Supreme Court rules employment tribunal fees are ‘illegal’26/07/2017
The Supreme Court has ruled that employment tribunal fees are preventing employees and workers from access to justice and are ‘illegal’. Trade union Unison had argued for 4 years that these fees prevented employees and workers from accessing justice and should be eliminated, before finally triumphing at the Supreme Court today.
In 2013 the government introduced fees of up to £1,200 in order to minimise of amount of weak and vexatious cases that were coming to light. This, in turn, led to a drastic 79% reduction of Employment Tribunal cases in the three years since payment of the fees became mandatory.

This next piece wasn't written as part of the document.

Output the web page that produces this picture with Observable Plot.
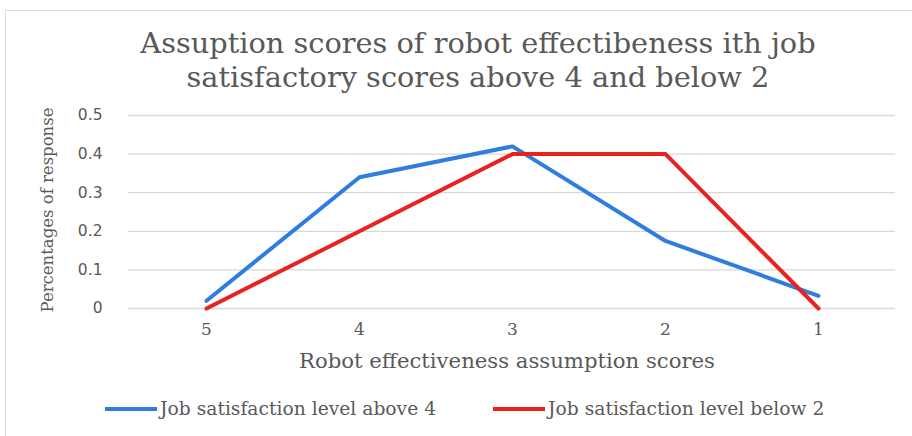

The Supreme Court stated the fees effectively prevented access to justice and imposed unjustified limitations on the ability to enforce EU rights and were therefore unlawful under EU law. Baroness Hale also concluded that it was indirectly discriminatory to charge higher fees for Type ‘B’ claims (covering issues such as unfair dismissal, and discrimination) than Type ‘A’ (such as wage claims, breach of contract) since a larger proportion of women would bring discrimination claims.
The Ministry of Justice and the Government will take immediate steps to abolish employment tribunal fees and it has been made clear that all fees paid (around £30 million) between 2013 and 26th July 2017 will now be refunded.